Data records:
:::
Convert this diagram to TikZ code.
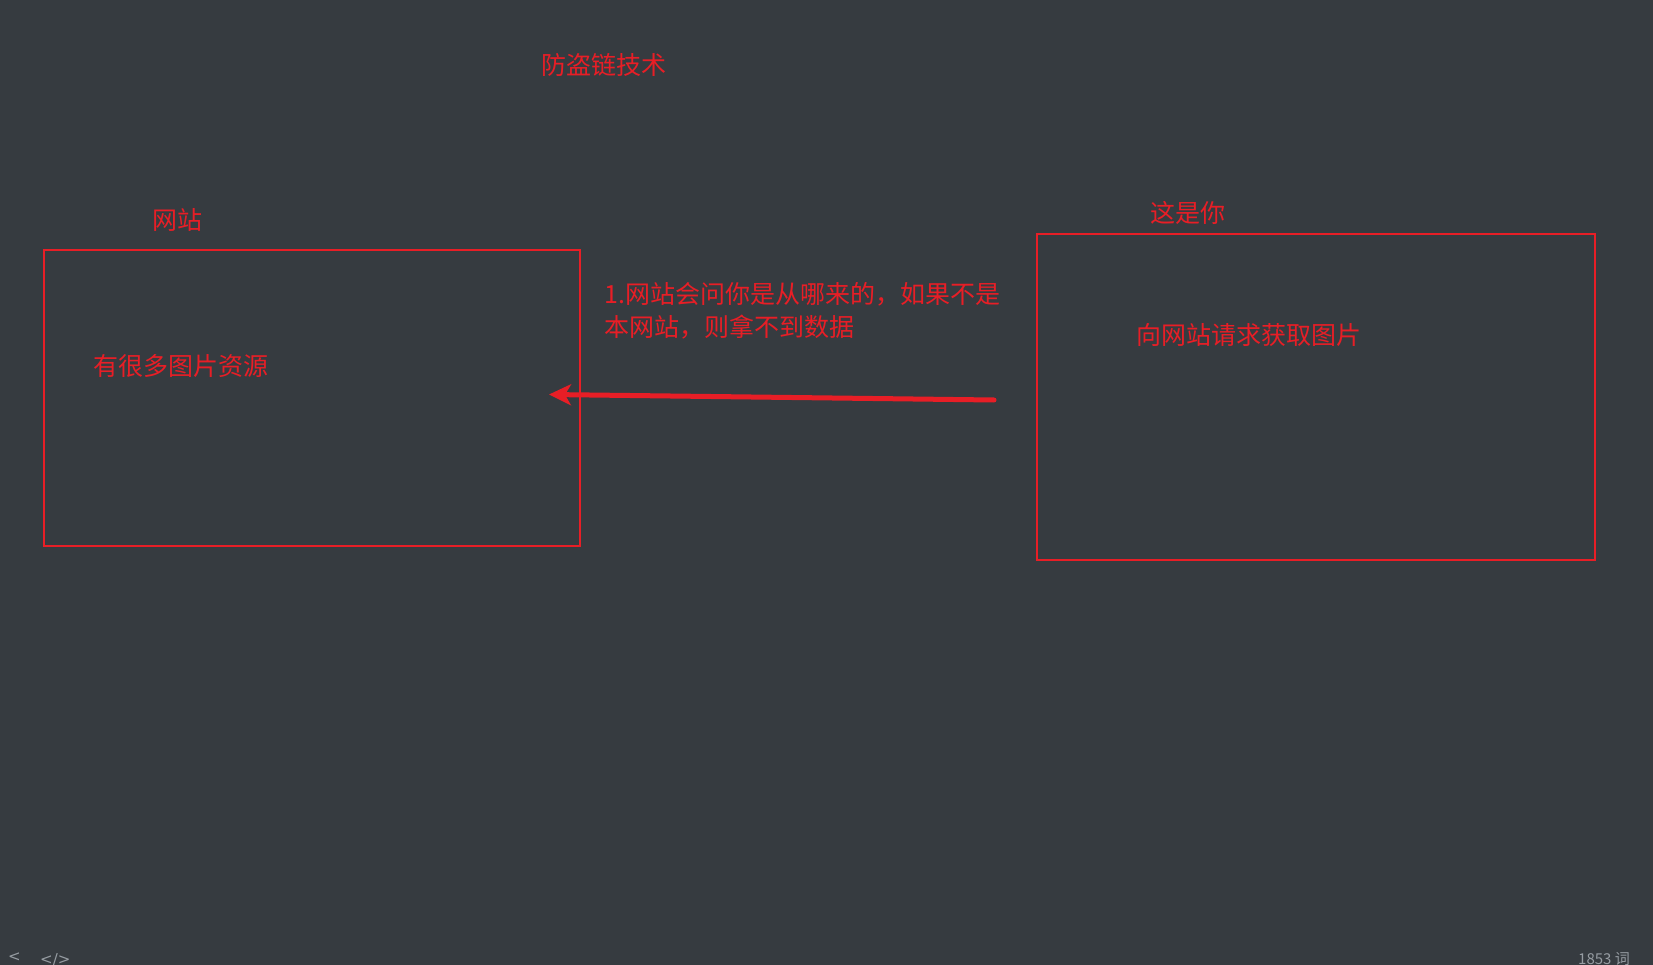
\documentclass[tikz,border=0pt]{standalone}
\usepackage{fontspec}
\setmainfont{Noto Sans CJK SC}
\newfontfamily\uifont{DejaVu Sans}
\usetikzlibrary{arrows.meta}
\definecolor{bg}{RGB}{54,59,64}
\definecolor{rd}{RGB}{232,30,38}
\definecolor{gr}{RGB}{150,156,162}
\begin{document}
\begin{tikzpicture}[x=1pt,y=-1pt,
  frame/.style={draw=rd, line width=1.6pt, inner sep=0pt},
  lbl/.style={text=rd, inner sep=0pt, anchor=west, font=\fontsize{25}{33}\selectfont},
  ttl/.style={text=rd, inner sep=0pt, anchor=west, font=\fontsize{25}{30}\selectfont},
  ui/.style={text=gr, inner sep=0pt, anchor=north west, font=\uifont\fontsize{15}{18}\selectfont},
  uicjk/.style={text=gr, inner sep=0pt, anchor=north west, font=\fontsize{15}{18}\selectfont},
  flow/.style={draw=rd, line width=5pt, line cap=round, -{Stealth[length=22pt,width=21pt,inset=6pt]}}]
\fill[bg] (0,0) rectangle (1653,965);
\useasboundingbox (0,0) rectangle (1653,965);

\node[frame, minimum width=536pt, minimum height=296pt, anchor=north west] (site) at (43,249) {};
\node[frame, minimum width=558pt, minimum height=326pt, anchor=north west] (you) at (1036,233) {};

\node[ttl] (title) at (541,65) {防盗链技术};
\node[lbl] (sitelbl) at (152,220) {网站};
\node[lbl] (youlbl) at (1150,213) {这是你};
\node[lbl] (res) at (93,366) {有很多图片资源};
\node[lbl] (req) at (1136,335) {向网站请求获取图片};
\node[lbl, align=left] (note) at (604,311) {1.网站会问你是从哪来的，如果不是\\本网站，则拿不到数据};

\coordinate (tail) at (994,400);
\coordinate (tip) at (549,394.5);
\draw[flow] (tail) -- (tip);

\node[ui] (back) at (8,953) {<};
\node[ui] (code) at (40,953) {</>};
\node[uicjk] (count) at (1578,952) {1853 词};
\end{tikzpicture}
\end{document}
:::
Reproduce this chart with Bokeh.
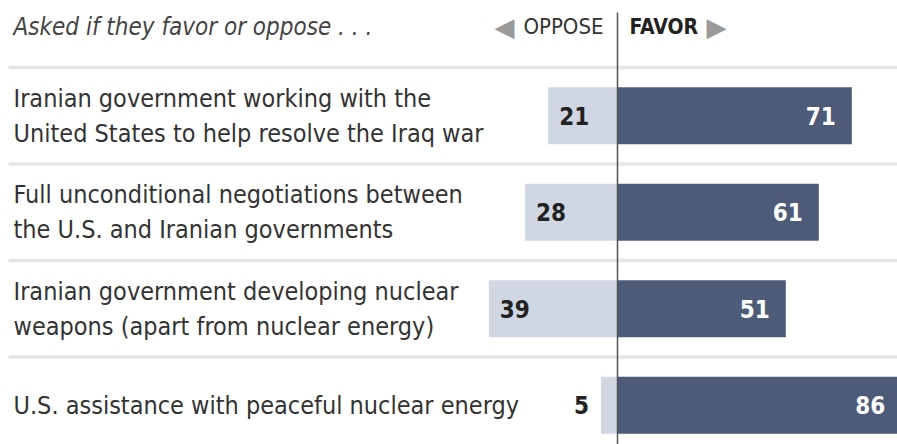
:::
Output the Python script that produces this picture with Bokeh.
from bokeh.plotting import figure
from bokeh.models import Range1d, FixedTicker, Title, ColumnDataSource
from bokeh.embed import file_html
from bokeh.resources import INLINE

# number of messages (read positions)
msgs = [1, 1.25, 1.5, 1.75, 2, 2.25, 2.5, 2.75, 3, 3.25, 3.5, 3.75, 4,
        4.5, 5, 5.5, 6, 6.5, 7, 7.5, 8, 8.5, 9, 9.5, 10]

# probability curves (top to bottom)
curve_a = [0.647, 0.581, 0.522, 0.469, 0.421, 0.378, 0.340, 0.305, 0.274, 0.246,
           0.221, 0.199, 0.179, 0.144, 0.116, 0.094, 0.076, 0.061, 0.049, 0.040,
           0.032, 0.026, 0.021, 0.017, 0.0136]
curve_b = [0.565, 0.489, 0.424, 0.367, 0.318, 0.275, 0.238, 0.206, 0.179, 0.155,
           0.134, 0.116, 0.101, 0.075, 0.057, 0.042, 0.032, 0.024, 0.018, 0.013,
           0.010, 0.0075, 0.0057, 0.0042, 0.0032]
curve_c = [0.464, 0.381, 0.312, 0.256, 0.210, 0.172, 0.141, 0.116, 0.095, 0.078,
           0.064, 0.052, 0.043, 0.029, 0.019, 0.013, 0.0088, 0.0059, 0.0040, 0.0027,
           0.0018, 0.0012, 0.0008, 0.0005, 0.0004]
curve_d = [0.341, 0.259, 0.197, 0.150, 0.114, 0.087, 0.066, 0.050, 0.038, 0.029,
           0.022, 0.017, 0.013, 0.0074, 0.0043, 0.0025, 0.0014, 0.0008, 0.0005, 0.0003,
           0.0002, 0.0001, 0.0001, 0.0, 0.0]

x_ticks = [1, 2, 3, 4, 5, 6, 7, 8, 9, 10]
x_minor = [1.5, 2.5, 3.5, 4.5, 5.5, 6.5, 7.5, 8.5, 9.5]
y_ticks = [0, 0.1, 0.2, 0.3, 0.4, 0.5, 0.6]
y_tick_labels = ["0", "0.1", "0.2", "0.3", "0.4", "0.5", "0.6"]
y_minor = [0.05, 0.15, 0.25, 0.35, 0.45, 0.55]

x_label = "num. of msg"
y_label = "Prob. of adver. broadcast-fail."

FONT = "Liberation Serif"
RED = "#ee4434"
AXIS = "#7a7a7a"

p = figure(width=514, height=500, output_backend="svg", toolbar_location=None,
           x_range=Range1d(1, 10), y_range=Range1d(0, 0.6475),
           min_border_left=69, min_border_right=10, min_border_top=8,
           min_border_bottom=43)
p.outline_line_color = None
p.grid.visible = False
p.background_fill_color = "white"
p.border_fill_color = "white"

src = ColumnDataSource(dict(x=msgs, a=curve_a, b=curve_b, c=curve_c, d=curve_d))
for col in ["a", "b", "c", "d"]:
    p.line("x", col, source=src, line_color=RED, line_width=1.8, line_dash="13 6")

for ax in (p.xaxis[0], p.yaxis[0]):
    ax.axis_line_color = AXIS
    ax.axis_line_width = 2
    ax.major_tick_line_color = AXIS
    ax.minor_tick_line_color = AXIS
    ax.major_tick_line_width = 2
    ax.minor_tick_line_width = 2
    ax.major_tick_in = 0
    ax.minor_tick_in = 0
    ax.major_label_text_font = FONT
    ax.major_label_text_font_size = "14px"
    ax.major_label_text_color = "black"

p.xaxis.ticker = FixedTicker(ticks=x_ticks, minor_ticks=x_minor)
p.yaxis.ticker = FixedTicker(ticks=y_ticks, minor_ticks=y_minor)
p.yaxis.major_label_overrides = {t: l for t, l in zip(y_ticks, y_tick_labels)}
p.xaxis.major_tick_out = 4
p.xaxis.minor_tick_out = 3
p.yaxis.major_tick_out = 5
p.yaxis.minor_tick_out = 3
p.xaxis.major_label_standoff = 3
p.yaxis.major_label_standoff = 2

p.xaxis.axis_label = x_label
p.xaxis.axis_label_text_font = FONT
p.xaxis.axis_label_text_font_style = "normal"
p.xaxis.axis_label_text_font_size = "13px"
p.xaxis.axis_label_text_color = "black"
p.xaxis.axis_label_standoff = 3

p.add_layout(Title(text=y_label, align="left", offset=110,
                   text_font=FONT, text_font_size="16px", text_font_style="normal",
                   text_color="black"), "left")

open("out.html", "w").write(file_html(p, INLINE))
:::
What needs to be done: All lines in the listing above from the line containing "Output the Python" to the line containing "9, 9.5, 10]", inclusive, should be retyped exactly; no other lines should appear.

Worked answer:
Output the Python script that produces this picture with Bokeh.
from bokeh.plotting import figure
from bokeh.models import Range1d, FixedTicker, Title, ColumnDataSource
from bokeh.embed import file_html
from bokeh.resources import INLINE

# number of messages (read positions)
msgs = [1, 1.25, 1.5, 1.75, 2, 2.25, 2.5, 2.75, 3, 3.25, 3.5, 3.75, 4,
        4.5, 5, 5.5, 6, 6.5, 7, 7.5, 8, 8.5, 9, 9.5, 10]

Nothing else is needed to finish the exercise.